Debbie Ann Slack Katz

Debra “Debbie” Ann Slack Katz has worked at all nursing levels, from staff nurse to director of nursing, and in a variety of clinical settings, including the emergency room, post-anesthesia care unit, mental health and pediatrics. Her acute care experience includes the Cleveland Clinic, The Johns Hopkins Hospital and Howard County General Hospital, where she continues to work as a community outreach nurse. Slack Katz currently works in risk management at Genesis Health Care as the corporate director of safe resident handling.

When not nursing, Slack Katz can be found chairing the Historic Ellicott City Flood Workgroup and serving as vice president of the Ellicott City Partnership, as well as on the Ellicott City Master Plan Advisory Committee; she also has served on more than 24 boards and commissions. Her mother, Doris Thompson Slack, was inducted into the Howard County Women’s Hall of Fame in 2009.

Joan Webb Scornaienchi

HC DrugFree Executive Director Joan Webb Scornaienchi’s career spans more than 25 years in education, including extensive experience in higher education, expertise as a grants and education specialist with the Maryland State Department of Education, and technical skills as a certified grants management specialist. She is also a graduate of Leadership Maryland, Leadership Howard County and the Federal Bureau of Investigation Citizens Academy.

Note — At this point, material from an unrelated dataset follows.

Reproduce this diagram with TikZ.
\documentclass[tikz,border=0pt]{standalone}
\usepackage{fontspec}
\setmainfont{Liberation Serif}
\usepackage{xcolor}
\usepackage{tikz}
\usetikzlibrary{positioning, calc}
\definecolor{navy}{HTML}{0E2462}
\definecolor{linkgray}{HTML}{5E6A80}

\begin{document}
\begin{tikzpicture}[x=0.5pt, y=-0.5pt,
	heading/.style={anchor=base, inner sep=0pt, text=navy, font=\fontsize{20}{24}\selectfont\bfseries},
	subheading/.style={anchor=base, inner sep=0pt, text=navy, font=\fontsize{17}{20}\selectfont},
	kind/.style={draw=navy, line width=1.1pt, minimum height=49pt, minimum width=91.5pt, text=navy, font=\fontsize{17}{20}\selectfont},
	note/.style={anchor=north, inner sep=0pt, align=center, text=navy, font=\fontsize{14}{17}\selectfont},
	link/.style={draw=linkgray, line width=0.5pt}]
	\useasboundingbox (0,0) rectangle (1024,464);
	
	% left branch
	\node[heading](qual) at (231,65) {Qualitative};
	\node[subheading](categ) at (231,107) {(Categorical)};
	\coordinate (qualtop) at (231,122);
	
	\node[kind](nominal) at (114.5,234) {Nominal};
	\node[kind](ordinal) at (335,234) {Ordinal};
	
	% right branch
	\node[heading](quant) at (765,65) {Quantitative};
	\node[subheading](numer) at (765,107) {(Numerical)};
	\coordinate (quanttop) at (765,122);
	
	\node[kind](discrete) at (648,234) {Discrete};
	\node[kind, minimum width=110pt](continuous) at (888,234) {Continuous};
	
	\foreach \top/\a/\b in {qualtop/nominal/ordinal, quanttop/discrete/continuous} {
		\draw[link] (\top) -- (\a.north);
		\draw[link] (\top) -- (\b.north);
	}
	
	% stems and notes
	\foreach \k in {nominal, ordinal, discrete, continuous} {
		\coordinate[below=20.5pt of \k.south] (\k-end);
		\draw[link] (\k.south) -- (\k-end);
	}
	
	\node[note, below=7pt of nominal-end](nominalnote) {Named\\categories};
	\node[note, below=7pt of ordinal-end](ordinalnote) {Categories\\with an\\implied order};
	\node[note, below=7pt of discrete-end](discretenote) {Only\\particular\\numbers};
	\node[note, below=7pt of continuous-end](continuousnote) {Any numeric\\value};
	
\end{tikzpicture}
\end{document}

Also dotting Webb Scornaienchi’s résumé is her eighth consecutive term as chair of the Howard County Alcohol and Drug Abuse Advisory Board and her fifth year as vice chair of the Howard County Public School System’s (HCPSS) Health Council, and she continues to serve on HCPSS’s Mental Health Task Force. She is also a past chair of the Howard County Commission for Women. Finally, she is the recipient of a number of awards, including The Daily Record’s Maryland’s Top 100 Women, Most Admired CEOs and Innovator of the Year awards, among others.

The Women’s Hall of Fame induction event is free and open to the public. To request an interpreter or other accommodations, call the Department of Community Resources & Services at 410-313-6400 (voice/relay).